The First Shall be Last and the Last First

Twenty-Eighth Sunday in Ordinary Time  

I find that one of the many fascinating aspects of Mathew’s Gospel is the way in which, time and again, through the way in which be shapes the stories and sayings of Jesus, we are given an insight into the issues with which his community of believers was grappling in the years following the death and resurrection of Jesus.

The principal issue appears to have been the nature of the Christian community itself. This included not only “Jewish Christians”, but “Gentile Christians” as well. This caused tension within the community. The Jewish Christians were sons and daughters of Abraham, God’s chosen people and the descendants of the very people to whom the promises of God had been made. Gentile Christians, on the other hand, were outside this family. They were “Johnny-come-latelies” who had only recently accepted the one God of the Lord Jesus Christ. How could these Gentile Christians be regarded as equal members of the community?

The parable which Jesus tells in this Sunday’s Gospel reading, which includes imagery taken from Isaiah’s vision of the messianic banquet in our first reading, is intended to address this very issue.

A King sends messengers to all those who had been invited to his son’s wedding feast to tell them to come: the oxen and fattened cattle have been slaughtered and all was now prepared. But those who have been invited do not come. They have too much to do. They have other priorities. One goes off to his farm and another to his business. The King is understandably furious that his generosity should be spurned in this way so he tells his servants to go into the highways and byways and invite all and sundry to share in the feast. Which is what the servants do and before long the wedding hall is full of guests.

All of which is one way of explaining why Gentile Christians take their place alongside the Jewish Christians in the community of the risen Lord Jesus.

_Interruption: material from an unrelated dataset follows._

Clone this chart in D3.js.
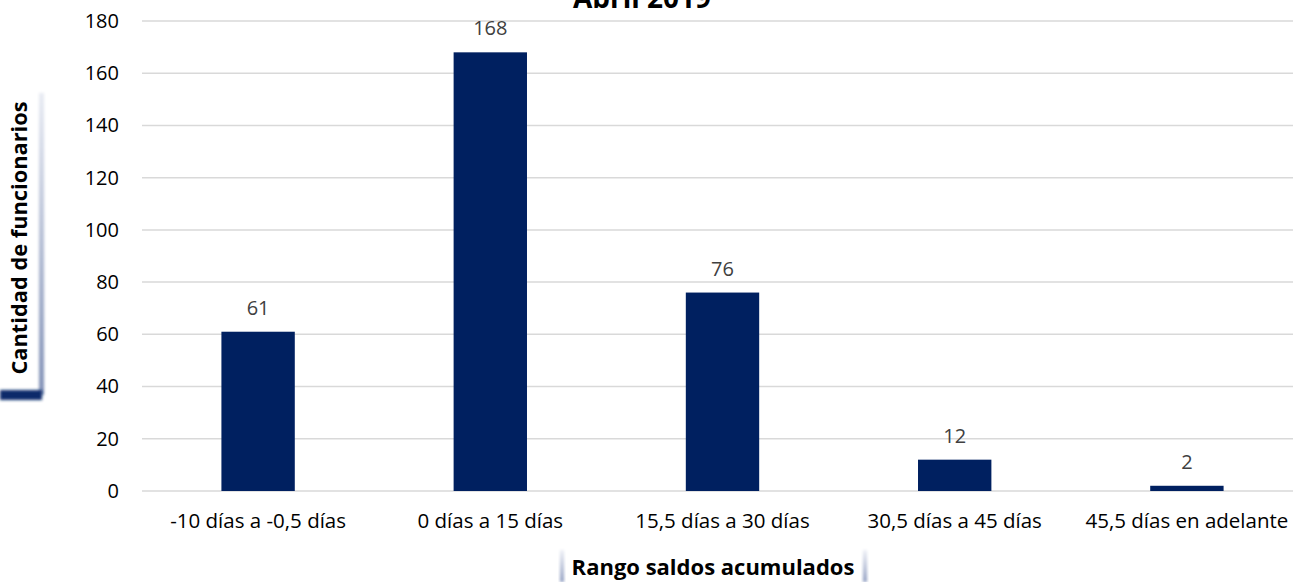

As many of those first invited have rejected the summons to come to the banquet, the doors have been thrown open to others.

Then the story Jesus tells takes a twist which we might find uncomfortable. The King sees one of those who have been invited at the last minute without a wedding garment. He is thrown out and sent to the place where there is much weeping and grinding of teeth. What does this mean? Maybe that it’s not enough just to belong to the community, you need to play an active part in it as well. You can’t just  say you follow Jesus: you need to live his Gospel too.

So what might this have to say to us? I am taking away from this Sunday’s Gospel reading three points in particular.

Firstly, Isaiah paints a picture of the future God has in store for us in terms of a banquet of rich and juicy foods and fine strained wines. It’s a banquet in other words which more than satisfies all our longings and desires. That’s the future which God has in store for us and we can rejoice in it and walk forward in hope and confidence towards it. We can even look forward to it!

Secondly, it’s so important that we who have been invited to this banquet make getting there our priority. We too have many things to do and we too, like those who in the parable were invited, are in danger of being distracted, of getting our priorities wrong and of not accepting the invitation when we receive it. 

Thirdly, being members ourselves of the community of the risen Lord Jesus, we don’t just take a seat at the banqueting table Bute’s need to be dressed in a wedding garment, in other words, we not just say we accept Jesus as our Lord, we need also to live his Gospel.

If this Sunday’s Gospel promotes in us a reflection on the priorities of our lives and on how committed we are to living each day by the teachings of Jesus in the Gospels, it will have served us well. And as we reflect and maybe set about putting our house in order, we can take heart from the words of St Paul in the second reading of the mass from the Letter to the Philippians, “There is nothing I cannot master with the help of the one who gives me strength”. His help goes before us, as this week’s opening prayer of the mass says:

May your grace, O Lord, we pray, at all times go before us and follow after and make us always determined to carry out good works.
Through our Lord Jesus Christ, your Son, who lives and reigns with you in the unity of the Holy Spirit, one God, for ever and ever. AMEN.